── DATA FOR THIS EXERCISE

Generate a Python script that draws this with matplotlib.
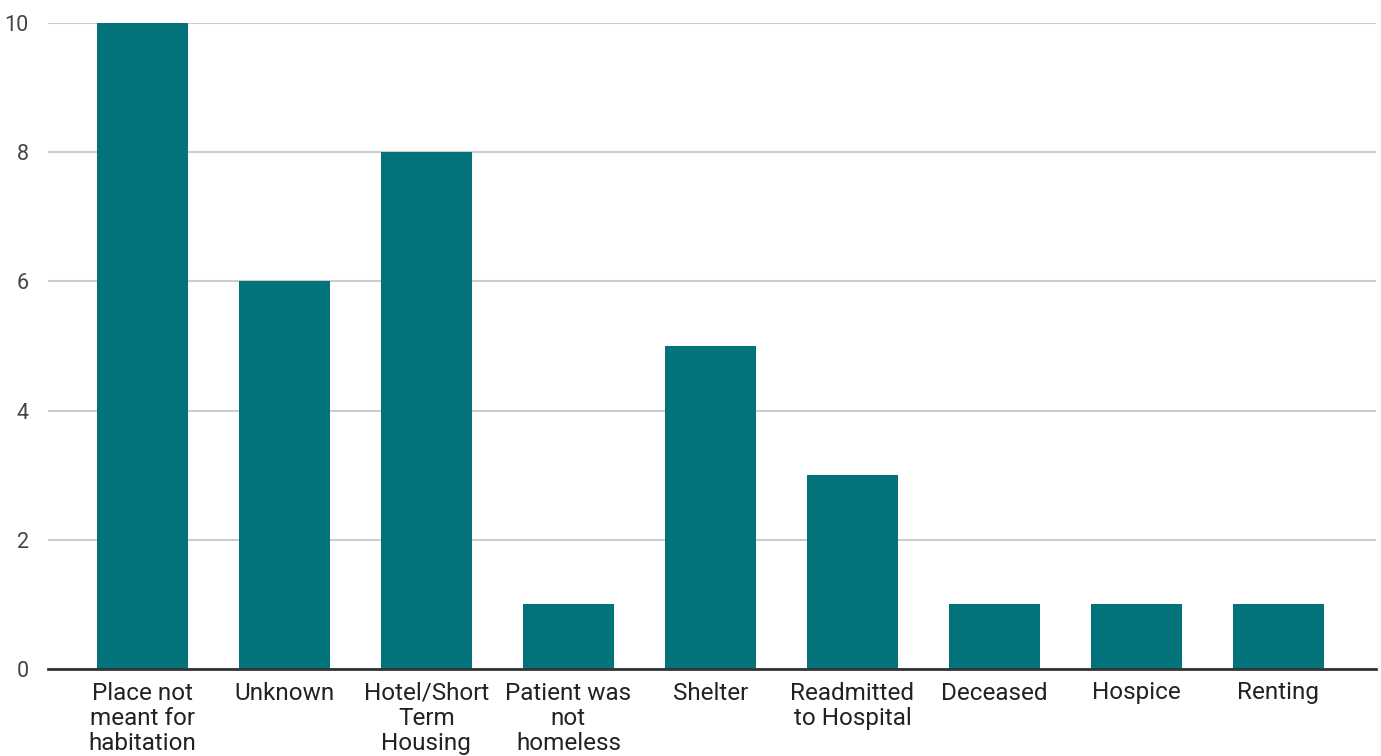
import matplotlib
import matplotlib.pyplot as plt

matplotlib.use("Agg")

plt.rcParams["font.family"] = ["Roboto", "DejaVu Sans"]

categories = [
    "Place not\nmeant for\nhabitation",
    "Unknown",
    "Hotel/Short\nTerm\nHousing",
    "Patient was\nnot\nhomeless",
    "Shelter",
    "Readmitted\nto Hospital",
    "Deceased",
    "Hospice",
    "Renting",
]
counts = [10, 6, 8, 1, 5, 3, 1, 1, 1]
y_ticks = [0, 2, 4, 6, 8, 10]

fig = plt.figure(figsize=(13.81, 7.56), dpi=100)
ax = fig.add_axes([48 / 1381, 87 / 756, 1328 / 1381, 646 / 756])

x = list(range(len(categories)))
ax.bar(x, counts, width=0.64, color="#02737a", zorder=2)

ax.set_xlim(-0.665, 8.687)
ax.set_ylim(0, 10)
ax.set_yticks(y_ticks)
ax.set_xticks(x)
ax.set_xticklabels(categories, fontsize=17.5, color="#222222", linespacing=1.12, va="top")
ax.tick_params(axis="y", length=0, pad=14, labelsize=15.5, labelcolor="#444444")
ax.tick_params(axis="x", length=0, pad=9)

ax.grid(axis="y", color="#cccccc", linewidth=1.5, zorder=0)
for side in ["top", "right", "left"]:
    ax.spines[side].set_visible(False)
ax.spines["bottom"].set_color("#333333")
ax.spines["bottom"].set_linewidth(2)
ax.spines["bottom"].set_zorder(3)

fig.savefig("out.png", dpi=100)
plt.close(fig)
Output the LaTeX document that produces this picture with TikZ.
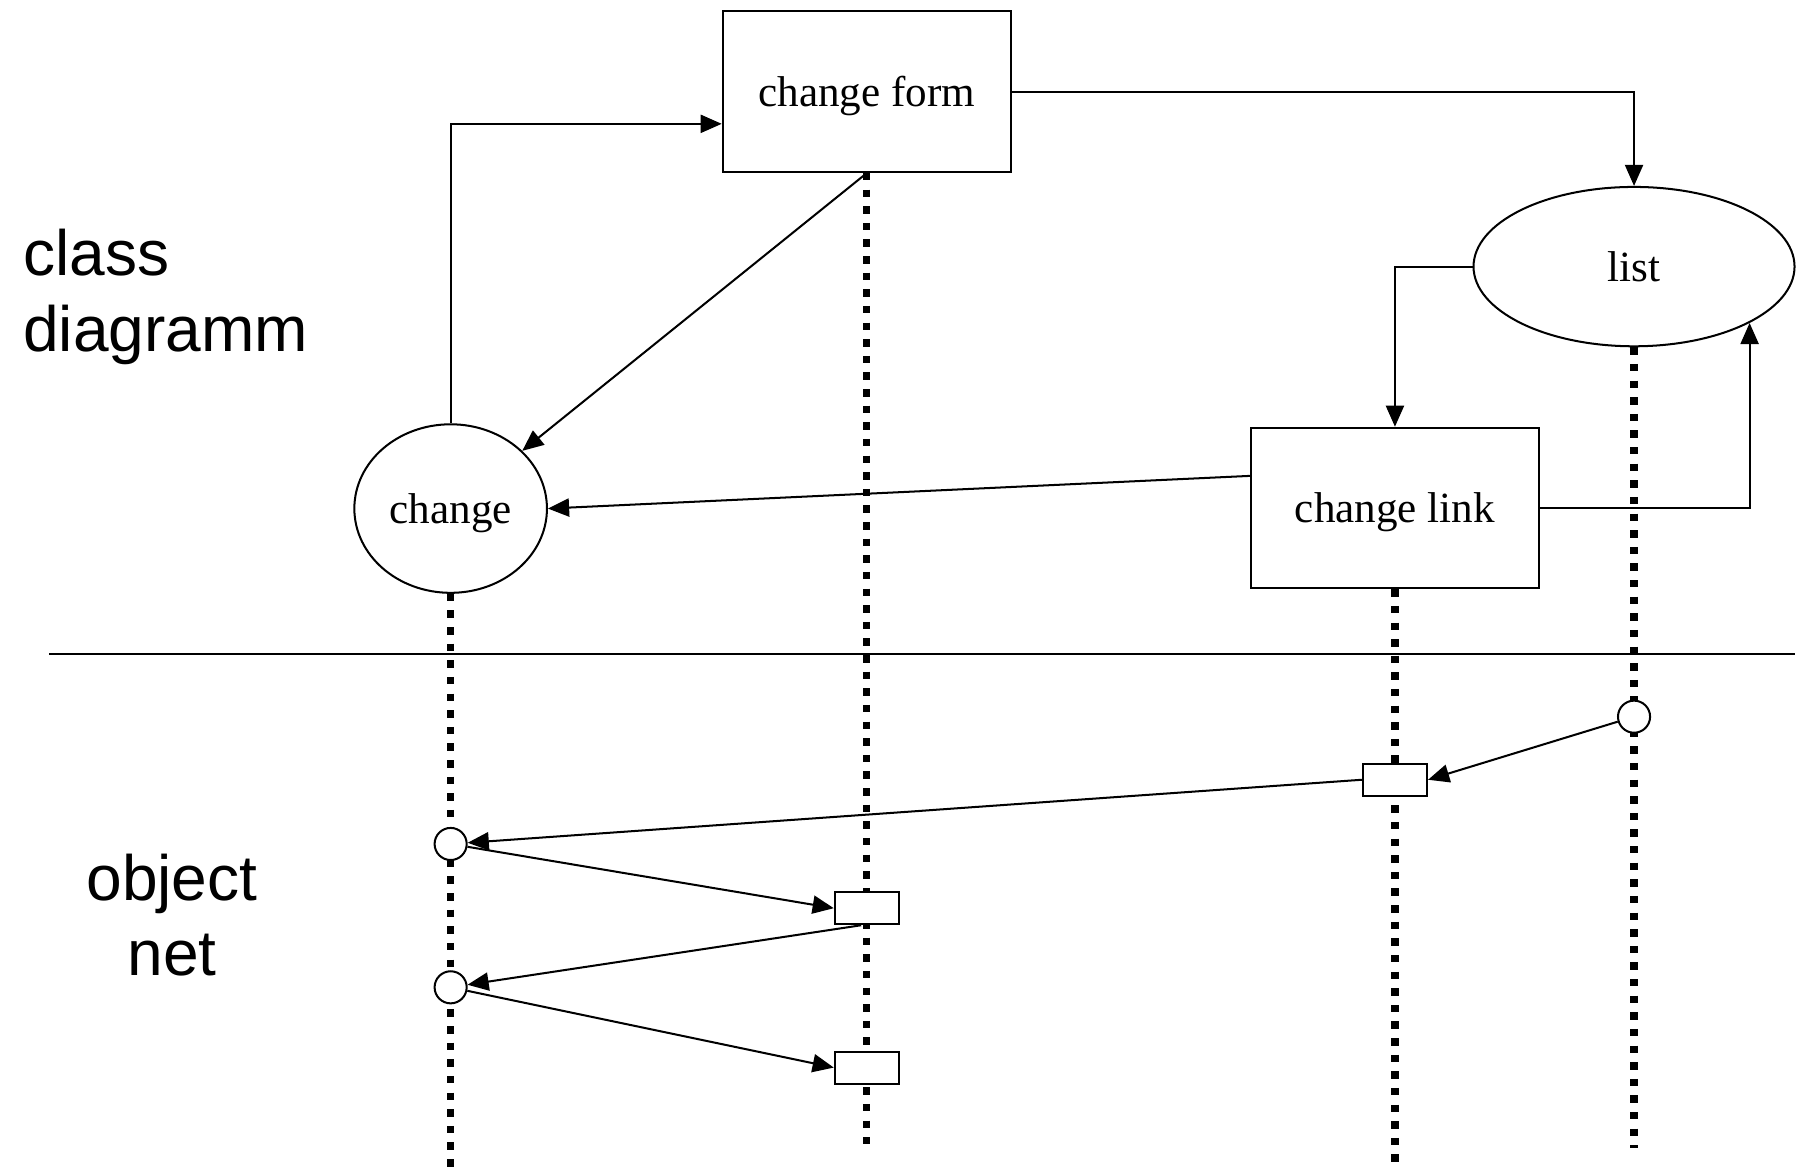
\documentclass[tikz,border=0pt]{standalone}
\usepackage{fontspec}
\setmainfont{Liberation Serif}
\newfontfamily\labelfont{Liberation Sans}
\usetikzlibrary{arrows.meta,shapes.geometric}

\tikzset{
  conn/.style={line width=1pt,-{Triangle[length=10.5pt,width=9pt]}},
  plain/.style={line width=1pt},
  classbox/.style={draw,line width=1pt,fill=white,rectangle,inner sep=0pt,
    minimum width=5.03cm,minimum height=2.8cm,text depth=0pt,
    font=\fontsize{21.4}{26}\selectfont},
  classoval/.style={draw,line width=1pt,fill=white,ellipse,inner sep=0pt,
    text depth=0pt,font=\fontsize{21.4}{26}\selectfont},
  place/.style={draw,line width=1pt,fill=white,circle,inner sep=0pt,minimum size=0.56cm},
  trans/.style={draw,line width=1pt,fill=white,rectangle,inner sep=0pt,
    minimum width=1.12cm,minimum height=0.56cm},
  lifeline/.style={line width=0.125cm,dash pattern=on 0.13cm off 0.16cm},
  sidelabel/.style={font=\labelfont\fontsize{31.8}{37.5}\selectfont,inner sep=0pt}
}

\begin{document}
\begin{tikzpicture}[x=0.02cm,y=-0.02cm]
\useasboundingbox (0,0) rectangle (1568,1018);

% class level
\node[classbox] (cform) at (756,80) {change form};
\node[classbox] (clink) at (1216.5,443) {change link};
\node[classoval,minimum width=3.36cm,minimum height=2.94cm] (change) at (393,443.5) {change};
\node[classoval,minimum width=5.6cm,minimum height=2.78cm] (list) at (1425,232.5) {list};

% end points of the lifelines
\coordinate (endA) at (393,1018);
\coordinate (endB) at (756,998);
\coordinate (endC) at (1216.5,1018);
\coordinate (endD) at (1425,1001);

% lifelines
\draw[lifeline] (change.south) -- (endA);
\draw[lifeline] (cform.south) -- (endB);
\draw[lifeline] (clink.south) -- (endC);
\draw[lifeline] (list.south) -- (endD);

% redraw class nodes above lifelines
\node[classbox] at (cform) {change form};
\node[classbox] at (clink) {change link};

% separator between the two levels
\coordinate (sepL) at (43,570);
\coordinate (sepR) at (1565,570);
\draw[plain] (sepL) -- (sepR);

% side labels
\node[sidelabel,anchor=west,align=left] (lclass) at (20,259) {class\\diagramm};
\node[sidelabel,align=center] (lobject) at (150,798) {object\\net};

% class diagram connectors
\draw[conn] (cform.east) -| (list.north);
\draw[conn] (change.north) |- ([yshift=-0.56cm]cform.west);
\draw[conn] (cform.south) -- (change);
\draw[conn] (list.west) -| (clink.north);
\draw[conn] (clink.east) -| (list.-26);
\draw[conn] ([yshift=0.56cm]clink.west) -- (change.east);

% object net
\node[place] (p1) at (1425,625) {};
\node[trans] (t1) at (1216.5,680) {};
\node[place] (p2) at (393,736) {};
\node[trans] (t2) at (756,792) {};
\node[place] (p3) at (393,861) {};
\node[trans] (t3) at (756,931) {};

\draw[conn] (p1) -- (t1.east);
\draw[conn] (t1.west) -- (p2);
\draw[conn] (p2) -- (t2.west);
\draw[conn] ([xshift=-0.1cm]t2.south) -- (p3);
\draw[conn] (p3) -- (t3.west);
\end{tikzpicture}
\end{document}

────

- [REQUIRED WORK]: Omit the pictures. Output every record above word for word.

- [CORRECT ANSWER]:
Generate a Python script that draws this with matplotlib.
import matplotlib
import matplotlib.pyplot as plt

matplotlib.use("Agg")

plt.rcParams["font.family"] = ["Roboto", "DejaVu Sans"]

categories = [
    "Place not\nmeant for\nhabitation",
    "Unknown",
    "Hotel/Short\nTerm\nHousing",
    "Patient was\nnot\nhomeless",
    "Shelter",
    "Readmitted\nto Hospital",
    "Deceased",
    "Hospice",
    "Renting",
]
counts = [10, 6, 8, 1, 5, 3, 1, 1, 1]
y_ticks = [0, 2, 4, 6, 8, 10]

fig = plt.figure(figsize=(13.81, 7.56), dpi=100)
ax = fig.add_axes([48 / 1381, 87 / 756, 1328 / 1381, 646 / 756])

x = list(range(len(categories)))
ax.bar(x, counts, width=0.64, color="#02737a", zorder=2)

ax.set_xlim(-0.665, 8.687)
ax.set_ylim(0, 10)
ax.set_yticks(y_ticks)
ax.set_xticks(x)
ax.set_xticklabels(categories, fontsize=17.5, color="#222222", linespacing=1.12, va="top")
ax.tick_params(axis="y", length=0, pad=14, labelsize=15.5, labelcolor="#444444")
ax.tick_params(axis="x", length=0, pad=9)

ax.grid(axis="y", color="#cccccc", linewidth=1.5, zorder=0)
for side in ["top", "right", "left"]:
    ax.spines[side].set_visible(False)
ax.spines["bottom"].set_color("#333333")
ax.spines["bottom"].set_linewidth(2)
ax.spines["bottom"].set_zorder(3)

fig.savefig("out.png", dpi=100)
plt.close(fig)
Output the LaTeX document that produces this picture with TikZ.
\documentclass[tikz,border=0pt]{standalone}
\usepackage{fontspec}
\setmainfont{Liberation Serif}
\newfontfamily\labelfont{Liberation Sans}
\usetikzlibrary{arrows.meta,shapes.geometric}

\tikzset{
  conn/.style={line width=1pt,-{Triangle[length=10.5pt,width=9pt]}},
  plain/.style={line width=1pt},
  classbox/.style={draw,line width=1pt,fill=white,rectangle,inner sep=0pt,
    minimum width=5.03cm,minimum height=2.8cm,text depth=0pt,
    font=\fontsize{21.4}{26}\selectfont},
  classoval/.style={draw,line width=1pt,fill=white,ellipse,inner sep=0pt,
    text depth=0pt,font=\fontsize{21.4}{26}\selectfont},
  place/.style={draw,line width=1pt,fill=white,circle,inner sep=0pt,minimum size=0.56cm},
  trans/.style={draw,line width=1pt,fill=white,rectangle,inner sep=0pt,
    minimum width=1.12cm,minimum height=0.56cm},
  lifeline/.style={line width=0.125cm,dash pattern=on 0.13cm off 0.16cm},
  sidelabel/.style={font=\labelfont\fontsize{31.8}{37.5}\selectfont,inner sep=0pt}
}

\begin{document}
\begin{tikzpicture}[x=0.02cm,y=-0.02cm]
\useasboundingbox (0,0) rectangle (1568,1018);

% class level
\node[classbox] (cform) at (756,80) {change form};
\node[classbox] (clink) at (1216.5,443) {change link};
\node[classoval,minimum width=3.36cm,minimum height=2.94cm] (change) at (393,443.5) {change};
\node[classoval,minimum width=5.6cm,minimum height=2.78cm] (list) at (1425,232.5) {list};

% end points of the lifelines
\coordinate (endA) at (393,1018);
\coordinate (endB) at (756,998);
\coordinate (endC) at (1216.5,1018);
\coordinate (endD) at (1425,1001);

% lifelines
\draw[lifeline] (change.south) -- (endA);
\draw[lifeline] (cform.south) -- (endB);
\draw[lifeline] (clink.south) -- (endC);
\draw[lifeline] (list.south) -- (endD);

% redraw class nodes above lifelines
\node[classbox] at (cform) {change form};
\node[classbox] at (clink) {change link};

% separator between the two levels
\coordinate (sepL) at (43,570);
\coordinate (sepR) at (1565,570);
\draw[plain] (sepL) -- (sepR);

% side labels
\node[sidelabel,anchor=west,align=left] (lclass) at (20,259) {class\\diagramm};
\node[sidelabel,align=center] (lobject) at (150,798) {object\\net};

% class diagram connectors
\draw[conn] (cform.east) -| (list.north);
\draw[conn] (change.north) |- ([yshift=-0.56cm]cform.west);
\draw[conn] (cform.south) -- (change);
\draw[conn] (list.west) -| (clink.north);
\draw[conn] (clink.east) -| (list.-26);
\draw[conn] ([yshift=0.56cm]clink.west) -- (change.east);

% object net
\node[place] (p1) at (1425,625) {};
\node[trans] (t1) at (1216.5,680) {};
\node[place] (p2) at (393,736) {};
\node[trans] (t2) at (756,792) {};
\node[place] (p3) at (393,861) {};
\node[trans] (t3) at (756,931) {};

\draw[conn] (p1) -- (t1.east);
\draw[conn] (t1.west) -- (p2);
\draw[conn] (p2) -- (t2.west);
\draw[conn] ([xshift=-0.1cm]t2.south) -- (p3);
\draw[conn] (p3) -- (t3.west);
\end{tikzpicture}
\end{document}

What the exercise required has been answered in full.